The $165 Billion Question for Hillary Clinton
When 20 foreign governments gave billions to the Clinton Foundation, were they expecting—and did they receive—quid pro quo arms deals from the State Department?
David Sirota
Among all the rivers of money that have flowed to the Clinton family, one seems to raise the biggest national security questions of all: the stream of cash that came from 20 foreign governments who relied on weapons export approvals from Hillary Clinton’s State Department.
Federal law designates the secretary of state as “responsible for the continuous supervision and general direction of sales” of arms, military hardware and services to foreign countries. In practice, that meant that Clinton was charged with rejecting or approving weapons deals — and when it came to Clinton Foundation donors, Hillary Clinton’s State Department did a whole lot of approving.
While Clinton was secretary of state, her department approved $165 billion worth of commercial arms sales to Clinton Foundation donors. That figure from Clinton’s three full fiscal years in office is almost double the value of arms sales to those countries during the same period of President George W. Bush’s second term.
The Clinton-led State Department also authorized $151 billion of separate Pentagon-brokered deals for 16 of the countries that gave to the Clinton Foundation. That was a 143 percent increase in completed sales to those nations over the same time frame during the Bush administration. The 143 percent increase in U.S. arms sales to Clinton Foundation donors compares to an 80 percent increase in such sales to all countries over the same time period.
American military contractors and their affiliates that donated to the Clinton Foundation — and in some cases, helped finance speaking fees to Bill Clinton — also got in on the action. Those firms and their subsidiaries were listed as contractors in $163 billion worth of arms deals authorized by the Clinton State Department.
Under a directive signed by President Clinton in 1995, the State Department is supposed to take foreign governments’ human rights records into account when reviewing arms deals. Yet, Hillary Clinton’s State Department increased approvals of such deals to Clinton Foundation donors that her own agency was sharply criticizing for systematic human rights abuses.
As just one of many examples, in its 2011 Human Rights Report, Clinton’s State Department slammed Algeria’s government for imposing “restrictions on freedom of assembly and association,” tolerating “arbitrary killing,” “widespread corruption” and a “lack of judicial independence.”
That year, the Algerian government donated $500,000 to the Clinton Foundation, and the next year Clinton’s State Department approved a one-year 70 percent increase in military export authorizations to the country. The jump included authorizations for almost 50,000 items classified as “toxicological agents, including chemical agents, biological agents and associated equipment.” The State Department had not authorized the export of any of such items to Algeria the year before.
During Hillary Clinton’s 2009 Senate confirmation hearings, Republican Sen. Richard Lugar said the Clinton Foundation should stop accepting foreign government money. He warned that if it didn’t, “foreign governments and entities may perceive the Clinton Foundation as a means to gain favor with the secretary of state.”

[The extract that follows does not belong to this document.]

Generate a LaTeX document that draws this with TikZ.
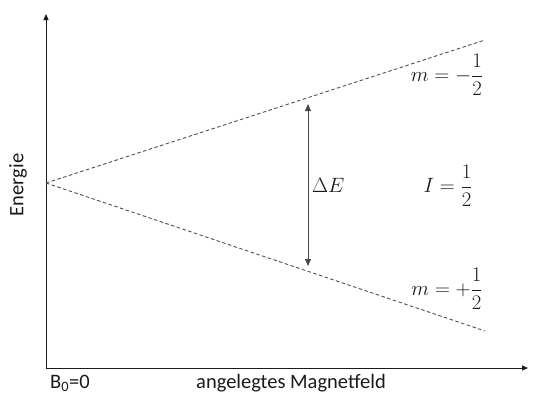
\documentclass[tikz,border=0pt]{standalone}
\usepackage{amsmath}
\usepackage{fontspec}
\setmainfont{Carlito}
\usepackage{tikz}
\usetikzlibrary{arrows.meta,positioning,calc}
\definecolor{ink}{HTML}{1A1A1A}
\definecolor{quiet}{HTML}{505050}
\tikzset{
  axis/.style={-{Triangle[length=6pt,width=5pt]},line width=1pt,draw=ink},
  level/.style={dash pattern=on 3.5pt off 2.5pt,line width=0.9pt,draw=quiet},
  gap/.style={{Triangle[length=7pt,width=6pt]}-{Triangle[length=7pt,width=6pt]},line width=1pt,draw=ink!80},
  lbl/.style={font=\fontsize{20.5}{24}\selectfont,text=ink,inner sep=1pt},
  mlbl/.style={font=\fontsize{20.5}{24}\selectfont,text=ink,inner sep=1pt}
}
\begin{document}
\begin{tikzpicture}[x=1pt,y=-1pt]
  \useasboundingbox (0,0) rectangle (541,397);
  % axes
  \coordinate (origin) at (46,368);
  \coordinate (ytop) at (46,14);
  \coordinate (xend) at (528,368);
  \draw[axis] (origin) -- (ytop);
  \draw[axis] (origin) -- (xend);
  % Zeeman levels
  \coordinate (split) at (46,183);
  \coordinate (upper) at (485,40);
  \coordinate (lower) at (485,331);
  \draw[level] (split) -- (upper);
  \draw[level] (split) -- (lower);
  \coordinate (detop) at (308,104);
  \coordinate (debot) at (308,266);
  \draw[gap] (detop) -- (debot);
  % labels
  \node[lbl,rotate=90] (energy) at (18,185) {Energie};
  \node[lbl] (bzero) at (70,383) {B$_{\text{0}}$=0};
  \node[lbl] (field) at (291,383) {angelegtes Magnetfeld};
  \node[mlbl] (mminus) at (447,75) {$m=-\dfrac{1}{2}$};
  \node[mlbl] (spin) at (448,186) {$I=\dfrac{1}{2}$};
  \node[mlbl] (mplus) at (447,289) {$m=+\dfrac{1}{2}$};
  \node[mlbl,right=3pt of $(detop)!0.5!(debot)$] (delta) {$\Delta E$};
\end{tikzpicture}
\end{document}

The Clintons did not take his advice. Advocates for limits on the political influence of money now say that Lugar was prescient.
“The word was out to these groups that one of the best ways to gain access and influence with the Clintons was to give to this foundation,” said Meredith McGehee, policy director at the Campaign Legal Center.
While these arms deals may seem like ancient history, Lawrence Lessig, the director of Harvard University’s Safra Center for Ethics, says they “raise a fundamental question of judgment” — one that is relevant to the 2016 presidential campaign.
“Can it really be that the Clintons didn’t recognize the questions these transactions would raise?” he said. “And if they did, what does that say about their sense of the appropriate relationship between private gain and public good?”